Tuesday, August 2, 2011

Another Year

I am weary, bone weary and sad from thinking and writing about politics. I need a break so it’s time to move onto my second favorite subject, which is of course….me.

I am having a birthday in less than six days.

No, save your good wishes. I do not feel like celebrating this year. This sounds implausible to the ears of anyone who knows me. After all, this is the same woman who wore a tiara all day every day, between the ages of 22 and 28: to the office, on public transportation. The venue and its appropriateness hardly mattered because the goal was to get attention, and this shameless pandering certainly did.

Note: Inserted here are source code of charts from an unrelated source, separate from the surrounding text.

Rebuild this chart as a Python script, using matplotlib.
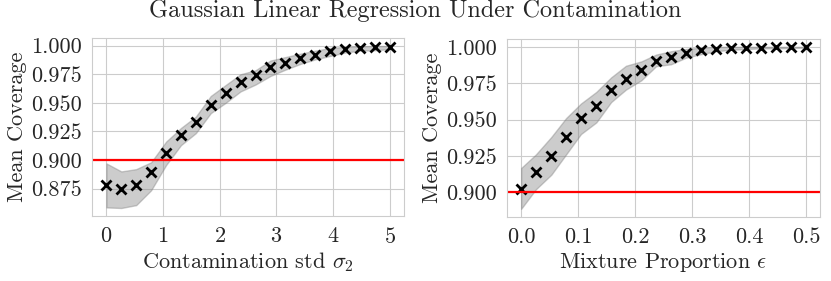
import matplotlib
matplotlib.use('Agg')
import matplotlib.pyplot as plt
import seaborn as sns

# contamination std sweep (left panel)
sigma2 = [0.0, 0.263, 0.526, 0.789, 1.053, 1.316, 1.579, 1.842, 2.105, 2.368,
          2.632, 2.895, 3.158, 3.421, 3.684, 3.947, 4.211, 4.474, 4.737, 5.0]
cov_sigma = [0.878, 0.8745, 0.8785, 0.8895, 0.906, 0.9215, 0.933, 0.9485, 0.959, 0.9685,
             0.974, 0.981, 0.985, 0.989, 0.992, 0.995, 0.997, 0.998, 0.9988, 0.9991]
lo_sigma = [0.8585, 0.858, 0.8605, 0.8735, 0.8955, 0.913, 0.9235, 0.941, 0.950, 0.960,
            0.966, 0.9735, 0.979, 0.984, 0.988, 0.991, 0.994, 0.9956, 0.996, 0.997]
hi_sigma = [0.897, 0.890, 0.892, 0.898, 0.916, 0.928, 0.938, 0.956, 0.9656, 0.975,
            0.9785, 0.987, 0.990, 0.993, 0.9956, 0.998, 0.999, 0.9995, 0.9997, 0.9997]

# mixture proportion sweep (right panel)
eps = [0.0, 0.026, 0.053, 0.079, 0.105, 0.132, 0.158, 0.184, 0.211, 0.237,
       0.263, 0.289, 0.316, 0.342, 0.368, 0.395, 0.421, 0.447, 0.474, 0.5]
cov_eps = [0.902, 0.914, 0.925, 0.938, 0.951, 0.9595, 0.970, 0.978, 0.984, 0.990,
           0.993, 0.996, 0.9977, 0.9986, 0.999, 0.9994, 0.9995, 0.9996, 0.9997, 0.9998]
lo_eps = [0.8885, 0.902, 0.912, 0.926, 0.940, 0.948, 0.962, 0.9706, 0.977, 0.9867,
          0.988, 0.9925, 0.995, 0.997, 0.998, 0.9985, 0.999, 0.999, 0.9992, 0.9995]
hi_eps = [0.9166, 0.926, 0.938, 0.951, 0.961, 0.969, 0.979, 0.987, 0.990, 0.9947,
          0.997, 0.9985, 0.9995, 1.0, 1.0, 1.0, 1.0, 1.0, 1.0, 1.0]

target = 0.9

sns.set_style('whitegrid')
plt.rcParams['font.family'] = 'serif'
plt.rcParams['font.serif'] = ['cmr10']
plt.rcParams['mathtext.fontset'] = 'cm'
plt.rcParams['axes.formatter.use_mathtext'] = True

fig = plt.figure(figsize=(8.31, 2.81), dpi=100)
ax1 = fig.add_axes([0.111, 0.231, 0.375, 0.634])
ax2 = fig.add_axes([0.610, 0.228, 0.377, 0.634])

panels = [
    (ax1, sigma2, cov_sigma, lo_sigma, hi_sigma, r'Contamination std $\sigma_2$', [0, 1, 2, 3, 4, 5]),
    (ax2, eps, cov_eps, lo_eps, hi_eps, r'Mixture Proportion $\epsilon$', [0.0, 0.1, 0.2, 0.3, 0.4, 0.5]),
]
for ax, x, y, lo, hi, xlabel, xt in panels:
    ax.fill_between(x, lo, hi, color='gray', alpha=0.4)
    ax.plot(x, y, 'x', color='black', markersize=7, markeredgewidth=2)
    ax.axhline(target, color='red', lw=1.6)
    ax.set_xticks(xt)
    ax.yaxis.set_major_locator(matplotlib.ticker.MultipleLocator(0.025))
    ax.set_xlabel(xlabel, fontsize=16, labelpad=3)
    ax.set_ylabel('Mean Coverage', fontsize=16, labelpad=3)
    ax.tick_params(labelsize=16, pad=4)
    ax.yaxis.set_major_formatter(matplotlib.ticker.FormatStrFormatter('%.3f'))
    if ax is ax2:
        ax.xaxis.set_major_formatter(matplotlib.ticker.FormatStrFormatter('%.1f'))

fig.suptitle('Gaussian Linear Regression Under Contamination', fontsize=17.5, y=1.0)
fig.savefig('out.png')
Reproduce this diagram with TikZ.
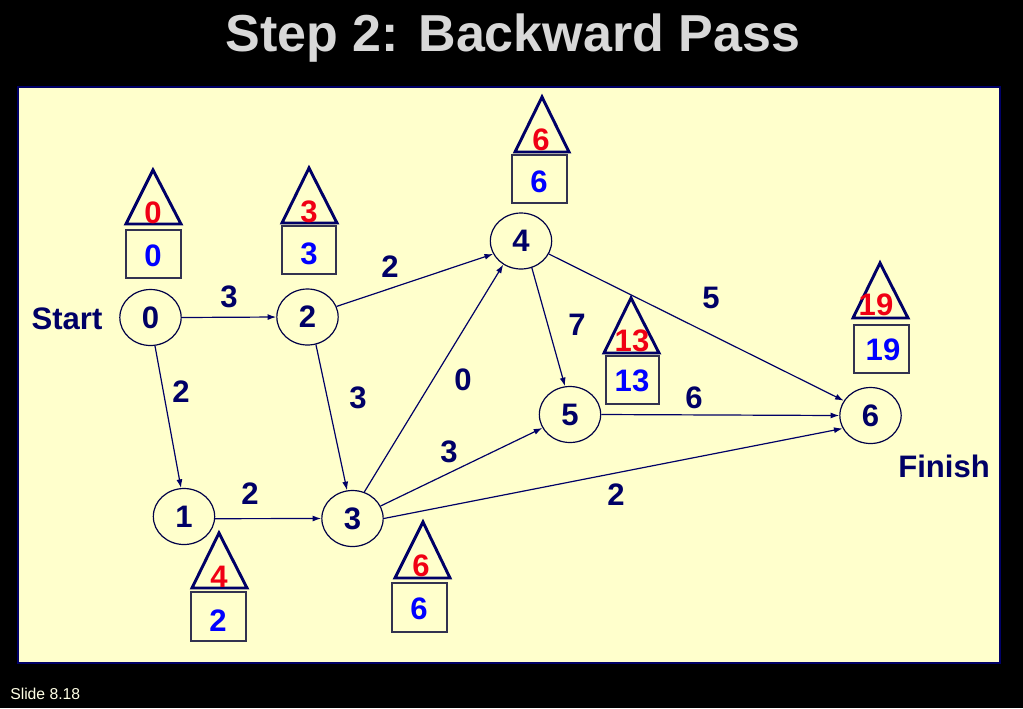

I initiated a “birthday countdown” that began no less than a full month before the big day. If asked, I could produce a gift registry with lightning speed.

Adorable? An egomaniac? You be the judge. In my defense, I was never one for family holidays given that my immediate clan had a dependable way of serving dread, misery and tears with each Thanksgiving turkey, Christmas ham or Independence Day barbecue. Up until this summer, had I been queried about my favorite holiday, I would have answered “Halloween and my birthday” with utmost conviction. Halloween remains at the top of my list for its promise of allowing you to inhabit the look and persona of another without being arrested for identity theft. And my birthday was a source of pleasure because it was a day devoted to celebrating my entrance into this crazy world, no matter how imperfect my mark upon it.

Key word there: “was.” Let’s leave aside my almost pathological fear of aging and the encroaching sense that my best years and my fullest potential are already behind me. That’s still there of course, but the aversion to mon anniversaire in 2011 stems from taking stock of where I am: personally, professionally and as a human being, and not liking much of what I see.

I am estranged from a man that I still love very much. I don’t know that I’ll ever be over him and yet this changes nothing about our circumstances. I am thriving in my day job at a small publishing firm, but my freelance career is wobbly. Even worse, I seem to have no will or energy seek out new platforms. I am confronting a level of inertia and apathy that is completely unfamiliar.

Most bothersome of all, I am troubled by recent evidence that my moral compass needs new batteries. My separation and illness earlier this year seems to have left a bitter sense of entitlement in its wake. I have done and said things in recent months that would have caused blushing a mere nine months ago.

I need a plan. Hedonistic, self-involved indulgence is an ill-fitting costume I no longer care to wear.

So my birthday gift to myself this year is a healthy dose of measured silence and reflection.